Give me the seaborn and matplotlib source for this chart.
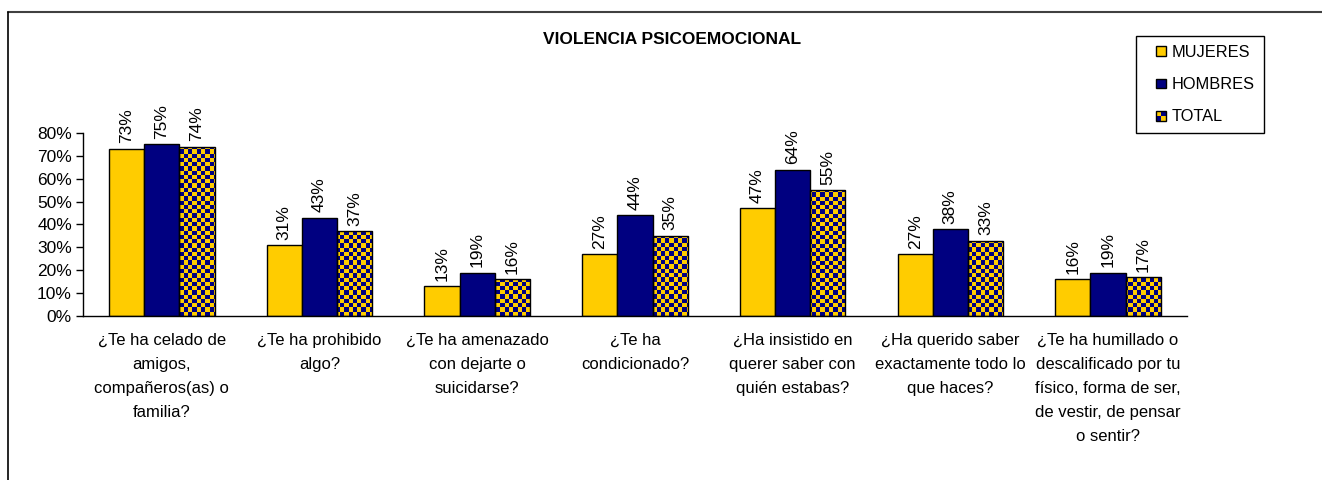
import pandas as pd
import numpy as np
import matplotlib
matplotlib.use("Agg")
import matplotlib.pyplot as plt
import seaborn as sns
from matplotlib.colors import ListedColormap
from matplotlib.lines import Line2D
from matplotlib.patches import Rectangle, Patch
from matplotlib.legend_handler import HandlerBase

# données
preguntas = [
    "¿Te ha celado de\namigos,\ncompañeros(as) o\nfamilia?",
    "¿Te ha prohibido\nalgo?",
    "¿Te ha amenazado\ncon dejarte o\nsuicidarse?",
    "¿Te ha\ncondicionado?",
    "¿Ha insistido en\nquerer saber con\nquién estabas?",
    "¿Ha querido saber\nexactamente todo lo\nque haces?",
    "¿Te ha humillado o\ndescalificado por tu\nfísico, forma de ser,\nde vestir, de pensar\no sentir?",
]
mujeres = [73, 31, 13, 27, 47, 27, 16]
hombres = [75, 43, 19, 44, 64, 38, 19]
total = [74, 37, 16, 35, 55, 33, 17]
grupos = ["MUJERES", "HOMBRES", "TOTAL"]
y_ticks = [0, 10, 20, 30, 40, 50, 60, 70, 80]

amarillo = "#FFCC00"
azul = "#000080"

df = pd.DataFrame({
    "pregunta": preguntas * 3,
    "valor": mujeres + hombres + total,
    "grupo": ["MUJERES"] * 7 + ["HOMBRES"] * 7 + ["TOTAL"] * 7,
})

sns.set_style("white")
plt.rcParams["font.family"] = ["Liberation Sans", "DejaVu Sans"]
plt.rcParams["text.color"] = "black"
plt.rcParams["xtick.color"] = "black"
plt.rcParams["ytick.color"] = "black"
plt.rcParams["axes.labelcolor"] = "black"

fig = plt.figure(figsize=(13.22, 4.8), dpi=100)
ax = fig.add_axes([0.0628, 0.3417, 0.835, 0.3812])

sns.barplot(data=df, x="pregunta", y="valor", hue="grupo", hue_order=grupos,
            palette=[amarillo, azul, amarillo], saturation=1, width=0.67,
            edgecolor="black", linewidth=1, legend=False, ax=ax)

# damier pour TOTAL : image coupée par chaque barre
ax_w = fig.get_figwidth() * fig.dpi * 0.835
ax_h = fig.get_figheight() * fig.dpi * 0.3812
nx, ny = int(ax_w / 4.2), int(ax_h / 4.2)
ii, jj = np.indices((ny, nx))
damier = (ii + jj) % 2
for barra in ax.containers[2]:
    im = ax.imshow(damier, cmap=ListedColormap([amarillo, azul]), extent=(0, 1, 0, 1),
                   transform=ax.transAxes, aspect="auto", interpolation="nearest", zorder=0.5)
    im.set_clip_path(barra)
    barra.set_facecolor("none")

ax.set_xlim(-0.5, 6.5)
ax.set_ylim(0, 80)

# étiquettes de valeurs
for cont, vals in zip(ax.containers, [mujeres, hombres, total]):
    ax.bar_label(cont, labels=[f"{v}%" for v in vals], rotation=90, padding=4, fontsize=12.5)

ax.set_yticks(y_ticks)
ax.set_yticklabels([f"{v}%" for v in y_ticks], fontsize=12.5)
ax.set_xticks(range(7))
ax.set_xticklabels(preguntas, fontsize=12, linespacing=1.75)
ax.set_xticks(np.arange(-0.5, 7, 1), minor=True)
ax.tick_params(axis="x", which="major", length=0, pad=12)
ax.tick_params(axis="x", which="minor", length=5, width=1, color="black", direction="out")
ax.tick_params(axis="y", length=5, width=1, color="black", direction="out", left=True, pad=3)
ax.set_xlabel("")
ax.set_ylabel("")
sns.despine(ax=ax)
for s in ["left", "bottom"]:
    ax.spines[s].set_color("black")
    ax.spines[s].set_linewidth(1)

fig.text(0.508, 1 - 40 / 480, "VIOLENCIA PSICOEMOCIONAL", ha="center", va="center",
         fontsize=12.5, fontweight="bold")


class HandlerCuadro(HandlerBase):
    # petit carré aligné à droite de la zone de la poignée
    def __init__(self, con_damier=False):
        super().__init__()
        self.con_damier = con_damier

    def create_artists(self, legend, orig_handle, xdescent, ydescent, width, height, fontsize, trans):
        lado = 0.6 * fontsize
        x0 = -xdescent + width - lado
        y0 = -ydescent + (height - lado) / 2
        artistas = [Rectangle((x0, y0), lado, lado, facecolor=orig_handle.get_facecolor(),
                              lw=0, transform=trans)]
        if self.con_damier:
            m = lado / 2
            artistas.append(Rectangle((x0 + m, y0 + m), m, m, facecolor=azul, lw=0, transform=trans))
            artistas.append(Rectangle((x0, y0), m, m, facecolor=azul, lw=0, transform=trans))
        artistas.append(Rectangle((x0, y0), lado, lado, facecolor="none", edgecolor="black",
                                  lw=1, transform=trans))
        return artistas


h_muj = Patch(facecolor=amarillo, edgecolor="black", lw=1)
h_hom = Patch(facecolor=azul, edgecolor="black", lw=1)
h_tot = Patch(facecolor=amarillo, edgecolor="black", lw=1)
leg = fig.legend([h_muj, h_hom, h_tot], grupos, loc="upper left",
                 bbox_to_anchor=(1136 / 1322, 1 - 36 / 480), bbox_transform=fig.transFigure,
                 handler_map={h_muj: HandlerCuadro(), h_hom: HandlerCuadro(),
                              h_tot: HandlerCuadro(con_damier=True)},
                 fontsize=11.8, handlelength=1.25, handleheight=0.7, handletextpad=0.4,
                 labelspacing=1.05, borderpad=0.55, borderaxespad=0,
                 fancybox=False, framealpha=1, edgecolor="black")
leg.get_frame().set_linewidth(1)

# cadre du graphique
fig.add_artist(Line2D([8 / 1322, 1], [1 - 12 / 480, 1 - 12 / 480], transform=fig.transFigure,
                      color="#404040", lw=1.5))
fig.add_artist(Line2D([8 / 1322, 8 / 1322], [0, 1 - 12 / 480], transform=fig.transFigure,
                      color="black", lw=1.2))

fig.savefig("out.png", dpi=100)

* PROBLEM TO SOLVE:
Every line from the top of the material above through the line with "from matplotlib.legend_handler import" should be duplicated exactly, please; leave out the pictures.

* EXERCISE RESPONSE:
Give me the seaborn and matplotlib source for this chart.
import pandas as pd
import numpy as np
import matplotlib
matplotlib.use("Agg")
import matplotlib.pyplot as plt
import seaborn as sns
from matplotlib.colors import ListedColormap
from matplotlib.lines import Line2D
from matplotlib.patches import Rectangle, Patch
from matplotlib.legend_handler import HandlerBase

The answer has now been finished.